The Nuclear Regulatory Commission has denied a suit filed by the group Friends of the Earth to require a license amendment before the NRC considers a plan to restart it. The amendment would have required public hearings.

San Onofre has been shut down since January, after a small radioactive leak was discovered in the newly installed steam generators.

The NRC, however, did not reject the idea of a license amendment altogether. Rather, it passed the matter on to the Atomic Licensing Board.


Damon Moglen of Friends of the Earth said the NRC left the door open to reconsidering the issue if a restart of San Onofre becomes imminent.

In the meantime, NRC chair Allison Macfarlane cited the concerns of communities around San Onofre in her address to nuclear industry leaders in Georgia earlier this week.

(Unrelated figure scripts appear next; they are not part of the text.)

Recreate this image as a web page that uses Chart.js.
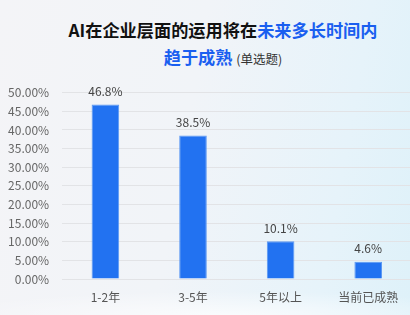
<!DOCTYPE html>
<html>
<head>
<meta charset="utf-8">
<script src="https://cdn.jsdelivr.net/npm/chart.js@4"></script>
<style>
html,body{margin:0;padding:0;width:410px;height:315px;overflow:hidden;}
body{background:linear-gradient(100deg,#f4f4f7 0%,#f1f4f8 45%,#e6f3fa 80%,#def1f9 100%);position:relative;font-family:"Noto Sans CJK SC",sans-serif;}
.wave{position:absolute;left:0;right:0;bottom:0;height:60px;background:radial-gradient(ellipse 70% 40% at 55% 100%,rgba(255,255,255,0.7),rgba(255,255,255,0));}
.t{position:absolute;left:0;width:446px;text-align:center;font-weight:bold;font-size:17.2px;color:#111;white-space:nowrap;}
.b{color:#1a5ff0;}
.s{font-weight:normal;font-size:12.5px;color:#333;}
#wrap{position:absolute;left:0;top:0;width:412px;height:315px;}
</style>
</head>
<body>
<div class="wave"></div>
<div class="t" style="top:18px;line-height:24px;">AI在企业层面的运用将在<span class="b">未来多长时间内</span></div>
<div class="t" style="top:45px;line-height:24px;"><span class="b">趋于成熟</span> <span class="s">(单选题)</span></div>
<div id="wrap"><canvas id="c"></canvas></div>
<script>
const categories = ["1-2年", "3-5年", "5年以上", "当前已成熟"];
const values = [46.8, 38.5, 10.1, 4.6];
const valueLabels = ["46.8%", "38.5%", "10.1%", "4.6%"];

const labelPlugin = {
  id: 'valLabels',
  afterDatasetsDraw(chart) {
    const ctx = chart.ctx;
    const meta = chart.getDatasetMeta(0);
    ctx.save();
    ctx.font = '12px "Noto Sans CJK SC", sans-serif';
    ctx.fillStyle = '#444';
    ctx.textAlign = 'center';
    ctx.textBaseline = 'middle';
    meta.data.forEach((bar, i) => {
      ctx.fillText(valueLabels[i], bar.x, bar.y - 13);
    });
    ctx.restore();
  }
};

new Chart(document.getElementById('c'), {
  type: 'bar',
  data: {
    labels: categories,
    datasets: [{
      data: values,
      backgroundColor: '#2272f1',
      borderColor: '#5b98f3',
      borderWidth: 1,
      categoryPercentage: 1,
      barPercentage: 0.315
    }]
  },
  plugins: [labelPlugin],
  options: {
    responsive: true,
    maintainAspectRatio: false,
    animation: false,
    layout: { padding: { top: 92.7, right: 0, bottom: 0, left: 0 } },
    plugins: { legend: { display: false }, tooltip: { enabled: false } },
    scales: {
      x: {
        grid: { display: false, drawTicks: false },
        border: { display: false },
        ticks: { color: '#555', font: { size: 12, family: '"Noto Sans CJK SC", sans-serif' }, padding: 11, maxRotation: 0 },
        afterFit(s) { s.height = 36; }
      },
      y: {
        min: 0, max: 50,
        grid: { color: '#e2e3e6', drawTicks: false },
        border: { display: false },
        ticks: {
          stepSize: 5,
          color: '#666',
          padding: 12.5,
          font: { size: 12, family: '"Noto Sans CJK SC", sans-serif' },
          callback: v => v.toFixed(2) + '%'
        },
        afterFit(s) { s.width = 61.6; }
      }
    }
  }
});
</script>
</body>
</html>
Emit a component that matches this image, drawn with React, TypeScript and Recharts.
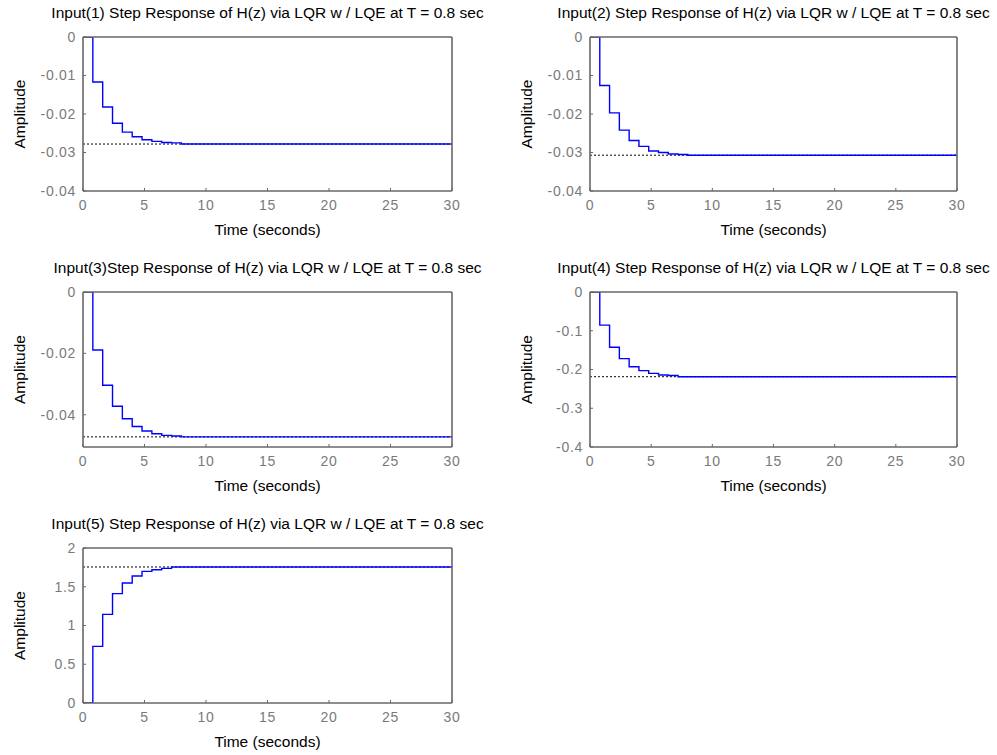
import React from 'react';
import { LineChart, Line, XAxis, YAxis, Label } from 'recharts';

// sample instants of the discrete response (T = 0.8 s); the last level holds to the axis end
const sampleTimes = [0, 0.8, 1.6, 2.4, 3.2, 4.0, 4.8, 5.6, 6.4, 7.2, 8.0];
const endTime = 30;
const timeTicks = [0, 5, 10, 15, 20, 25, 30];

const input1 = [0, -0.0117, -0.0182, -0.0224, -0.0247, -0.0259, -0.0267, -0.0271, -0.0274, -0.0275, -0.0278];
const input2 = [0, -0.0126, -0.0197, -0.0242, -0.0269, -0.0284, -0.0296, -0.03, -0.0304, -0.0305, -0.0307];
const input3 = [0, -0.0189, -0.0304, -0.0372, -0.0413, -0.0438, -0.0453, -0.0462, -0.0467, -0.0469, -0.0472];
const input4 = [0, -0.0855, -0.1425, -0.172, -0.193, -0.203, -0.21, -0.214, -0.2155, -0.2186, -0.2186];
const input5 = [0, 0.731, 1.144, 1.411, 1.548, 1.639, 1.699, 1.72, 1.737, 1.755, 1.755];
const steadyStates = [-0.0278, -0.0307, -0.0472, -0.2186, 1.755];

const titles = [
  'Input(1) Step Response of H(z) via LQR w / LQE at T = 0.8 sec',
  'Input(2) Step Response of H(z) via LQR w / LQE at T = 0.8 sec',
  'Input(3)Step Response of H(z) via LQR w / LQE at T = 0.8 sec',
  'Input(4) Step Response of H(z) via LQR w / LQE at T = 0.8 sec',
  'Input(5) Step Response of H(z) via LQR w / LQE at T = 0.8 sec',
];

const yDomains = [[-0.04, 0], [-0.04, 0], [-0.0505, 0], [-0.4, 0], [0, 2]];
const yTicks = [
  [-0.04, -0.03, -0.02, -0.01, 0],
  [-0.04, -0.03, -0.02, -0.01, 0],
  [-0.04, -0.02, 0],
  [-0.4, -0.3, -0.2, -0.1, 0],
  [0, 0.5, 1, 1.5, 2],
];

// plot area of each subplot, page pixels
const panels = [
  { left: 83, top: 37, width: 369, height: 154 },
  { left: 590, top: 37, width: 367, height: 154 },
  { left: 83, top: 292, width: 369, height: 155 },
  { left: 590, top: 292, width: 367, height: 155 },
  { left: 83, top: 548, width: 369, height: 155 },
];

const AXIS_W = 83;
const AXIS_H = 55;
const PAD_TOP = 37;
const PAD_RIGHT = 40;
const AXIS_COLOR = '#676767';
const TICK_COLOR = '#7a7a7a';
const FONT = '"Liberation Sans", Arial, sans-serif';

const tickStyle = { fill: TICK_COLOR, fontSize: 14, letterSpacing: 0.7 };
const axisLine = { stroke: AXIS_COLOR, strokeWidth: 1.6 };
const tickLine = { stroke: AXIS_COLOR, strokeWidth: 1 };

const StepPanel = ({ box, title, values, ss, domain, ticks }: any) => {
  const data = sampleTimes
    .map((t, i) => ({ t, y: values[i], ss }))
    .concat([{ t: endTime, y: ss, ss }]);

  return (
    <>
      <div
        style={{
          position: 'absolute',
          left: box.left - 60,
          width: box.width + 120,
          top: box.top - 33,
          textAlign: 'center',
          whiteSpace: 'nowrap',
          fontSize: 15.5,
          lineHeight: '18px',
          color: '#000',
        }}
      >
        {title}
      </div>
      <div style={{ position: 'absolute', left: box.left - AXIS_W, top: box.top - PAD_TOP }}>
        <LineChart
          width={box.width + AXIS_W + PAD_RIGHT}
          height={box.height + PAD_TOP + AXIS_H}
          data={data}
          margin={{ top: PAD_TOP - 1, right: PAD_RIGHT - 1, bottom: 0, left: 0 }}
        >
          <XAxis
            xAxisId="b"
            dataKey="t"
            type="number"
            domain={[0, endTime]}
            ticks={timeTicks}
            allowDataOverflow
            height={AXIS_H}
            tickSize={-3}
            tickMargin={12}
            tick={tickStyle}
            axisLine={axisLine}
            tickLine={tickLine}
          >
            <Label value="Time (seconds)" position="insideBottom" offset={11} style={{ fill: '#000', fontSize: 15.5 }} />
          </XAxis>
          <XAxis
            xAxisId="top"
            orientation="top"
            type="number"
            domain={[0, endTime]}
            ticks={timeTicks}
            allowDataOverflow
            height={1}
            tickSize={-3}
            tick={false}
            axisLine={axisLine}
            tickLine={tickLine}
          />
          <YAxis
            yAxisId="l"
            type="number"
            domain={domain}
            ticks={ticks}
            allowDataOverflow
            width={AXIS_W}
            tickSize={-3}
            tickMargin={10}
            tick={tickStyle}
            axisLine={axisLine}
            tickLine={tickLine}
          >
            <Label
              value="Amplitude"
              angle={-90}
              position="insideLeft"
              offset={19}
              style={{ fill: '#000', fontSize: 15.5, textAnchor: 'middle' }}
            />
          </YAxis>
          <YAxis
            yAxisId="r"
            orientation="right"
            type="number"
            domain={domain}
            ticks={ticks}
            allowDataOverflow
            width={1}
            tickSize={-3}
            tick={false}
            axisLine={axisLine}
            tickLine={tickLine}
          />
          <Line
            xAxisId="b"
            yAxisId="l"
            dataKey="ss"
            type="linear"
            stroke="#000"
            strokeWidth={1}
            strokeDasharray="2 2"
            dot={false}
            activeDot={false}
            isAnimationActive={false}
          />
          <Line
            xAxisId="b"
            yAxisId="l"
            dataKey="y"
            type="stepAfter"
            stroke="#0000ff"
            strokeWidth={1.4}
            dot={false}
            activeDot={false}
            isAnimationActive={false}
          />
        </LineChart>
      </div>
    </>
  );
};

const series = [input1, input2, input3, input4, input5];

export default function App() {
  return (
    <div style={{ position: 'absolute', left: 0, top: 0, width: 997, height: 755, background: '#fff', fontFamily: FONT }}>
      {panels.map((box, i) => (
        <StepPanel
          key={i}
          box={box}
          title={titles[i]}
          values={series[i]}
          ss={steadyStates[i]}
          domain={yDomains[i]}
          ticks={yTicks[i]}
        />
      ))}
    </div>
  );
}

Del Mar, Encinitas and Solana Beach are among several cities that have written letters to the NRC about their concerns over San Onofre.

“I believe it is incumbent upon us to communicate transparently with these groups and policy makers," Macfarlane said, "and listen to their concerns.”

Macfarlane also said Southern California Edison is ultimately responsible, even for mistakes made by subcontractors like Mitsubishi, whose design errors led to the problems at San Onofre.


“The licensee is ultimately responsible for the work done by their vendors and contractors to ensure that they meet out quality assurance requirements,” Macfarlane said.

The NRC will hold another public meeting with Edison next Friday in Dana Point.

At the meeting, officials will discuss Edison's efforts to pin down the cause of the leak in the steam generators, and the company's request to restart Unit Two at lower power.